Bug in use of inverse_transform when predicting effects

jakobrunge / tigramite

Tigramite is a python package for causal inference with a focus on time series data. The Tigramite documentation is at

https://jakobrunge.github.io/tigramite/

GNU General Public License v3.0

1.24k stars 271 forks source link

Bug in use of inverse_transform when predicting effects #370

Closed rebeccaherman1 closed 8 months ago

rebeccaherman1 commented 9 months ago

I'm getting a broadcasting error when I add data_transform=sklearn.preprocessing.StandardScaler() to fit_total_effect and transform_interventions_and_prediction=True to predict_total_effect. It appears that the call to reshape(-1,1) is putting the number of features on the 0th axis and the number of samples on the first, which is reversed compared to the documentation in sklearn. I think perhaps it should be removed or replaced with reshape(1,-1).

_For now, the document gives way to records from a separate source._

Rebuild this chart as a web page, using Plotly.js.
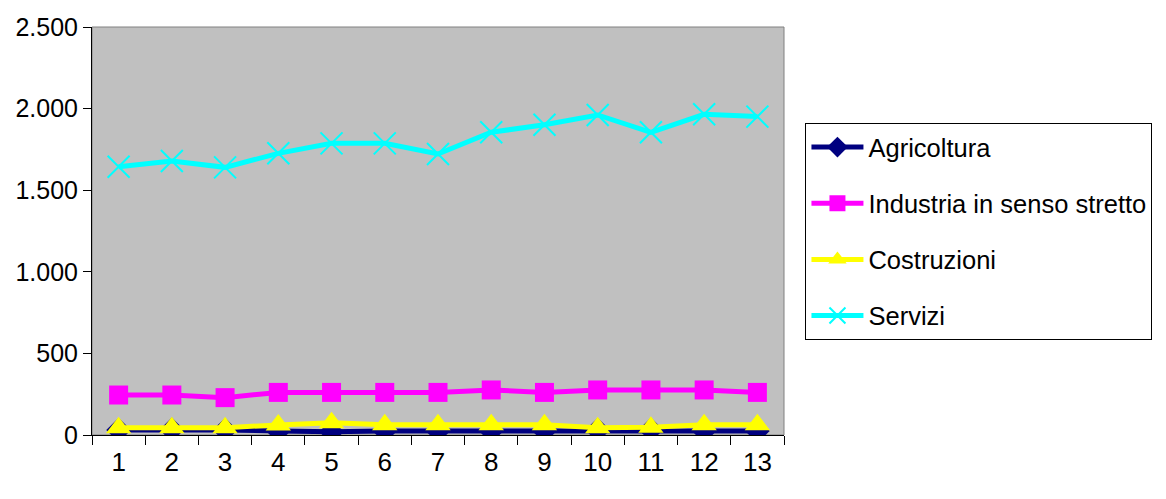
<!DOCTYPE html>
<html>
<head>
<meta charset="utf-8">
<script src="https://cdn.plot.ly/plotly-3.0.1.min.js"></script>
<style>
  html, body { margin: 0; padding: 0; background: #ffffff; }
  #chart { width: 1166px; height: 499px; }
</style>
</head>
<body>
<div id="chart"></div>
<script>
// Periods on the horizontal axis
const periods = ['1', '2', '3', '4', '5', '6', '7', '8', '9', '10', '11', '12', '13'];

// Values by sector
const agricoltura = [30, 32, 30, 25, 20, 25, 25, 25, 25, 30, 32, 25, 25];
const industria = [245, 245, 229, 261, 261, 261, 261, 276, 261, 276, 276, 276, 261];
const costruzioni = [45, 45, 45, 62, 75, 63, 63, 63, 63, 45, 47, 63, 63];
const servizi = [1644, 1679, 1640, 1726, 1787, 1787, 1722, 1855, 1901, 1961, 1855, 1965, 1951];

const FONT = '"Liberation Sans", Arial, sans-serif';

function series(name, values, color, symbol, size, extra) {
  return Object.assign({
    type: 'scatter',
    mode: 'lines+markers',
    name: name,
    x: periods,
    y: values,
    line: { color: color, width: 5 },
    marker: { color: color, symbol: symbol, size: size, line: { width: 0 } },
    legendgroup: name
  }, extra || {});
}

const traces = [
  series('Agricoltura', agricoltura, '#000080', 'diamond', 19),
  series('Industria in senso stretto', industria, '#FF00FF', 'square', 19),
  series('Costruzioni', costruzioni, '#FFFF00', 'triangle-up', 22),
  series('Servizi', servizi, '#00FFFF', 'x-thin-open', 22, {
    marker: { color: '#00FFFF', symbol: 'x-thin-open', size: 22, line: { color: '#00FFFF', width: 2 } }
  })
];

const layout = {
  width: 1166,
  height: 499,
  margin: { l: 92, r: 382, t: 27, b: 64, pad: 0, autoexpand: false },
  paper_bgcolor: '#ffffff',
  plot_bgcolor: '#C0C0C0',
  separators: ',.',
  font: { family: FONT, color: '#000000', size: 25 },
  showlegend: true,
  legend: {
    x: 1.031, xanchor: 'left',
    y: 0.7647, yanchor: 'top',
    bgcolor: '#ffffff',
    bordercolor: '#000000',
    borderwidth: 1,
    font: { family: FONT, size: 25.5, color: '#000000' },
    tracegroupgap: 20,
    itemwidth: 52
  },
  xaxis: {
    type: 'category',
    range: [-0.5, 12.5],
    showgrid: false,
    zeroline: false,
    showline: true,
    linecolor: '#000000',
    linewidth: 1,
    ticks: 'outside',
    tickson: 'boundaries',
    ticklen: 9,
    tickcolor: '#000000',
    tickfont: { family: FONT, size: 26 },
    ticklabelstandoff: 4,
    fixedrange: true
  },
  yaxis: {
    range: [0, 2500],
    dtick: 500,
    tickformat: ',d',
    showgrid: false,
    zeroline: false,
    showline: true,
    linecolor: '#000000',
    linewidth: 1,
    ticks: 'outside',
    ticklen: 8,
    tickcolor: '#000000',
    tickfont: { family: FONT, size: 25 },
    fixedrange: true
  },
  shapes: [{
    type: 'rect', xref: 'paper', yref: 'paper',
    x0: 0, x1: 1, y0: 0, y1: 1,
    line: { color: '#808080', width: 1 },
    layer: 'below'
  }]
};

Plotly.newPlot('chart', traces, layout, { displayModeBar: false, staticPlot: true });
</script>
</body>
</html>
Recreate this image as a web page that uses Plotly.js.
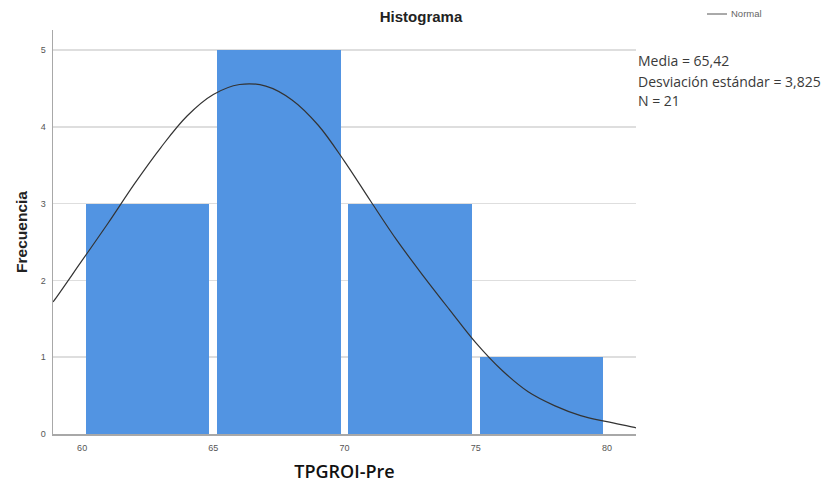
<!DOCTYPE html>
<html>
<head>
<meta charset="utf-8">
<script src="https://cdn.plot.ly/plotly-3.0.1.min.js"></script>
<style>html,body{margin:0;padding:0;background:#fff;}#chart{width:834px;height:487px;}</style>
</head>
<body>
<div id="chart"></div>
<script>
// Histogram bins (centres) and counts
const binCenters = [62.5, 67.5, 72.5, 77.5];
const counts = [3, 5, 3, 1];
// Normal curve
const curveX = [58.89, 59, 60, 61, 62, 63, 64, 65, 66, 67, 68, 69, 70, 71, 72, 73, 74, 75, 76, 77, 78, 79, 80, 81, 81.11];
const curveY = [1.72, 1.77, 2.26, 2.75, 3.26, 3.73, 4.14, 4.42, 4.55, 4.53, 4.35, 4.02, 3.55, 3.03, 2.52, 2.06, 1.62, 1.19, 0.83, 0.55, 0.37, 0.24, 0.16, 0.09, 0.08];
const xTicks = [60, 65, 70, 75, 80];
const yTicks = [0, 1, 2, 3, 4, 5];
const statsLines = ["Media = 65,42", "Desviación estándar = 3,825", "N = 21"];

const W = 834, H = 487, L = 53, R = 198, T = 30, B = 53;
const pw = W - L - R, ph = H - T - B;
const px = v => (v - L) / pw;           // pixel -> paper x
const py = v => (H - B - v) / ph;       // pixel -> paper y

const traces = [
  {type: 'bar', x: binCenters, y: counts, width: 4.7,
   marker: {color: '#5294e2', line: {width: 0}}, showlegend: false, hoverinfo: 'x+y'},
  {type: 'scatter', mode: 'lines', x: curveX, y: curveY, name: 'Normal',
   line: {color: '#333333', width: 1.2, shape: 'spline', smoothing: 1}, showlegend: false}
];

const annotations = statsLines.map((t, i) => ({
  text: t, xref: 'paper', yref: 'paper', x: px(636), y: py([61, 81, 100][i]),
  xanchor: 'left', yanchor: 'middle', showarrow: false,
  font: {family: 'Open Sans, sans-serif', size: 14, color: '#3a3a3a'}
}));
annotations.push({text: 'Normal', xref: 'paper', yref: 'paper', x: px(729), y: py(14),
  xanchor: 'left', yanchor: 'middle', showarrow: false,
  font: {family: 'Liberation Sans, Arial, sans-serif', size: 9.5, color: '#666'}});

const layout = {
  width: W, height: H,
  margin: {l: L, r: R, t: T, b: B, pad: 0},
  paper_bgcolor: '#fff', plot_bgcolor: '#fff',
  title: {text: '<b>Histograma</b>', x: px(421), xref: 'paper', xanchor: 'center',
          y: 1 - 17 / H, yref: 'container', yanchor: 'middle',
          font: {family: 'Liberation Sans, Arial, sans-serif', size: 15, color: '#222'}},
  xaxis: {range: [58.89, 81.11], tickvals: xTicks, ticktext: xTicks.map(String),
          showgrid: false, zeroline: false, showline: true, linecolor: '#a8a8a8', linewidth: 1.5,
          ticks: 'outside', ticklen: 5, tickcolor: 'rgba(0,0,0,0)',
          tickfont: {family: 'Liberation Sans, Arial, sans-serif', size: 9, color: '#555'},
          title: {text: 'TPGROI-Pre', standoff: 13,
                  font: {family: 'Open Sans, sans-serif', size: 18, weight: 600, color: '#111'}},
          fixedrange: true},
  yaxis: {range: [0, 5.26], tickvals: yTicks, ticktext: yTicks.map(String),
          showgrid: true, gridcolor: '#dedede', gridwidth: 1.5, zeroline: false,
          showline: true, linecolor: '#a8a8a8', linewidth: 1.5,
          ticks: 'outside', ticklen: 4, tickcolor: 'rgba(0,0,0,0)',
          tickfont: {family: 'Liberation Sans, Arial, sans-serif', size: 9, color: '#555'},
          title: {text: '<b>Frecuencia</b>', standoff: 9,
                  font: {family: 'Liberation Sans, Arial, sans-serif', size: 15.5, color: '#222'}},
          fixedrange: true},
  bargap: 0,
  showlegend: false,
  annotations: annotations,
  shapes: [{type: 'line', xref: 'paper', yref: 'paper', x0: px(707), x1: px(727), y0: py(14), y1: py(14),
            line: {color: '#555', width: 1}}]
};

Plotly.newPlot('chart', traces, layout, {displayModeBar: false, staticPlot: true});
</script>
</body>
</html>
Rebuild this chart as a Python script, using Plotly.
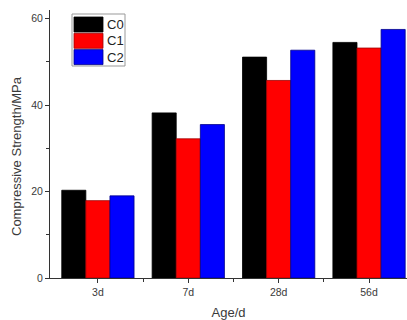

https://github.com/jakobrunge/tigramite/blob/a409b37d3d290ec99c5c62ab6417a7ba18421329/tigramite/models.py#L335C96-L335C111

jakobrunge commented 8 months ago

Can you propose a patch?

rebeccaherman1 commented 8 months ago

@jakobrunge please let me know if you'd like me to propose this separately in the development branch as well

jakobrunge commented 8 months ago

Solved in master now.

rebeccaherman1 commented 8 months ago

@jakobrunge Now it seems that the stored observation_array after fitting a causal_effects instance is stored so that the 0-th axis is the vector and the 1st axis is time, which seems backwards. I notice a lot of transposes in the code for Transform the data if needed in get_general_fitted_model. I don't know why all of it is there. Are we sure those transposes are meant to be there? I'm sorry I did not look into the code in other places more thoroughly before.

rebeccaherman1 commented 8 months ago

On second thought, it does actually look like you are accessing the array assuming that the 0th axis moves over different variables rather than the first. So, maybe there's no problem here. Just seems un-intuitive to me, and it also seems to require lots of additional code logic that may have contributed to making the original bug more likely to happen.